The board of the McGavock Elementary PTO in Nashville, Tenn., thought they were just another average parent group. They weren’t a particularly close group; still, they got things done. But a secret was about to come out that set them apart from others.

At the start of the winter session, the board was summoned by the principal and informed that someone had embezzled from the PTO. The president, who had dropped out of the group, was under investigation. The remaining officers’ response to that news earned the group the award for Outstanding Effort To Overcome Adversity in PTO Today’s 2013 National Parent Group of the Year search.
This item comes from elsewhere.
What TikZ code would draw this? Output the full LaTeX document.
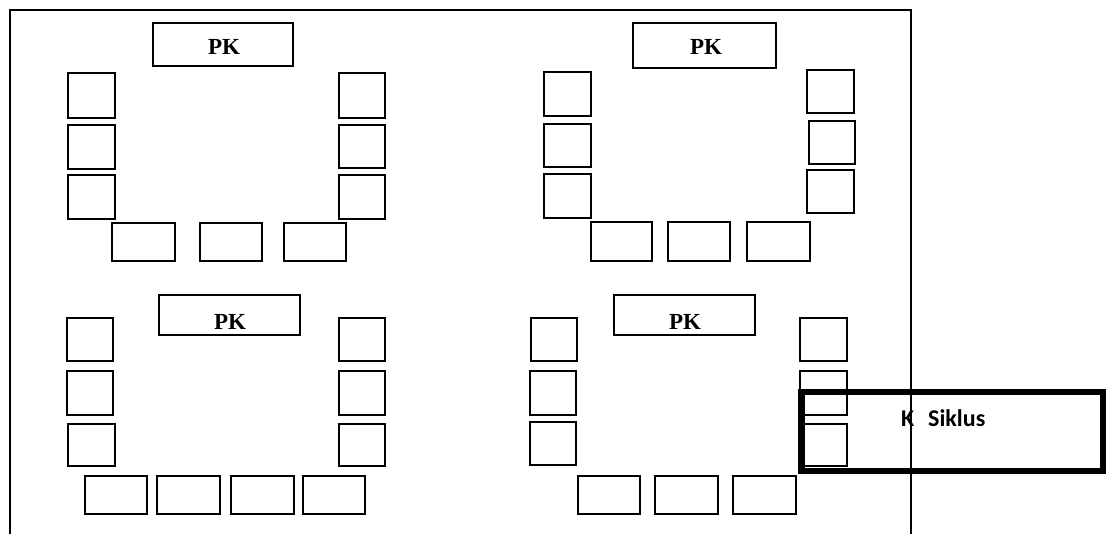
\documentclass[tikz,border=0pt]{standalone}
\usepackage{fontspec}
\newfontfamily\pkfont{Liberation Serif}
\newfontfamily\calfont{Carlito}
\tikzset{
  seat/.style={draw, line width=1.3pt, inner sep=0pt, outer sep=0pt},
  pkbox/.style={draw, line width=1.4pt, inner sep=0pt, outer sep=0pt},
  pklabel/.style={font=\pkfont\fontsize{23pt}{23pt}\selectfont\bfseries, inner sep=0pt, anchor=base},
  sikluslabel/.style={font=\calfont\fontsize{24pt}{24pt}\selectfont\bfseries, inner sep=0pt, anchor=base west},
  frame/.style={line width=1.3pt},
  thickbox/.style={draw, line width=6.5pt, inner sep=0pt, outer sep=0pt}
}
\newcommand\bx[6][seat]{\node[#1, minimum width={(#5-#3)*1pt}, minimum height={(#6-#4)*1pt}] (#2) at ({(#3+#5)/2},{(#4+#6)/2}) {};}
\begin{document}
\begin{tikzpicture}[x=1pt,y=-1pt]
\useasboundingbox[fill=white] (0,0) rectangle (1107,534);
% outer frame (open at bottom)
\coordinate (fbl) at (10,534);
\coordinate (ftl) at (10,10);
\coordinate (ftr) at (911,10);
\coordinate (fbr) at (911,534);
% ---------- top-left group
\bx[pkbox]{pkA}{153}{23}{293}{66}
\node[pklabel] (pkAt) at (224,54.5) {PK};
\bx{a1}{68}{73}{115}{118}
\bx{a2}{68}{125}{115}{169}
\bx{a3}{68}{175}{115}{219}
\bx{a4}{339}{73}{385}{118}
\bx{a5}{339}{125}{385}{168}
\bx{a6}{339}{175}{385}{219}
\bx{a7}{112}{223}{175}{261}
\bx{a8}{200}{223}{262}{261}
\bx{a9}{284}{223}{346}{261}
% ---------- top-right group
\bx[pkbox]{pkB}{633}{23}{776}{68}
\node[pklabel] (pkBt) at (706,55) {PK};
\bx{b1}{544}{72}{591}{116}
\bx{b2}{544}{124}{591}{167}
\bx{b3}{544}{174}{591}{218}
\bx{b4}{807}{70}{854}{113}
\bx{b5}{809}{121}{855}{164}
\bx{b6}{807}{170}{854}{213}
\bx{b7}{591}{222}{652}{261}
\bx{b8}{668}{222}{730}{261}
\bx{b9}{747}{222}{810}{261}
% ---------- bottom-left group
\bx[pkbox]{pkC}{159}{295}{300}{335}
\node[pklabel] (pkCt) at (230,329) {PK};
\bx{c1}{67}{318}{113}{361}
\bx{c2}{67}{371}{113}{415}
\bx{c3}{68}{424}{115}{466}
\bx{c4}{339}{318}{385}{361}
\bx{c5}{339}{371}{385}{415}
\bx{c6}{339}{424}{385}{466}
\bx{c7}{85}{476}{147}{514}
\bx{c8}{157}{476}{220}{514}
\bx{c9}{231}{476}{294}{514}
\bx{c10}{303}{476}{365}{514}
% ---------- bottom-right group
\bx[pkbox]{pkD}{614}{295}{755}{335}
\node[pklabel] (pkDt) at (685,329) {PK};
\bx{d1}{531}{318}{577}{361}
\bx{d2}{530}{371}{576}{415}
\bx{d3}{530}{422}{576}{465}
\bx{d4}{800}{318}{847}{361}
\bx{d5}{800}{371}{847}{415}
\bx{d6}{800}{424}{847}{466}
\bx{d7}{578}{476}{640}{514}
\bx{d8}{655}{476}{718}{514}
\bx{d9}{733}{476}{796}{514}
% ---------- K Siklus box
\bx[thickbox]{ks}{801.5}{392}{1103}{471}
\node[sikluslabel] (ksK) at (901,426) {K};
\node[sikluslabel] (ksS) at (928,426) {Siklus};
\draw[frame] (fbl) -- (ftl) -- (ftr) -- (fbr);
\end{tikzpicture}
\end{document}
The PTO’s bank account wasn’t just empty, it was overdrawn, and they owed $1,500 for the holiday shop. All of their files and supplies were gone. Having lost trust in the board, the principal could no longer support PTO activities. “It was the shock of a lifetime,” wrote vice president Hanah Atassi in the group’s entry. “We had nothing left but a huge debt hanging over our small organization.”

The four remaining board members shed a lot of tears, vented their frustrations, and commiserated with one another. And they became determined to keep the PTO going at the small Title I school. McGavock Elementary has approximately 300 students in preK through 4th grade.

They restructured the board, asked for and received a donation from a local church to cover their debt, convinced their bank to waive their overdraft fees, and presented the principal with a proposal to go forward with a previously scheduled movie night. He agreed, and the event was a success.

Next, the PTO tried something new with its collection program for box tops, bar codes, and bottle caps. In exchange for their participation, students could vote to hold crazy hair day or no uniform day. The PTO raised five times more money than it had from the same program in years prior.

Growing more confident, but still with no money in the bank, the board proposed the PTO’s first carnival, a large event open to the community. The principal gave his approval. With just a week to spare, the PTO received enough donations from local businesses for the event, but they still needed several dozen volunteers. They reached out to nearby middle and high schools, and plenty of student volunteers offered to help. The carnival was well attended, and it raised more than $1,500 for art, music, and physical education supplies.

But not all of the group’s troubles were behind them. The PTO was in danger of losing its tax-exempt status because necessary IRS paperwork had not been filed for the previous two years. The group worked with the IRS to fix the problem, and before the school year ended, its tax-exempt status was secured.

“Every time we took three steps forward, we always were pushed to take two steps back,” Atassi wrote. But leaders were determined: “The four of us together could move mountains if we set that as our goal.”

What the judges loved: In the face of betrayal and financial loss, the four remaining members of the PTO board focused on moving forward and contributing to the school community, becoming friends in the process. Says Atassi, “We still talk every couple of days. We’re good friends, and our kids are best friends.”

Cool fact: The carnival featured an international food court where families from the diverse school shared traditional ethnic foods.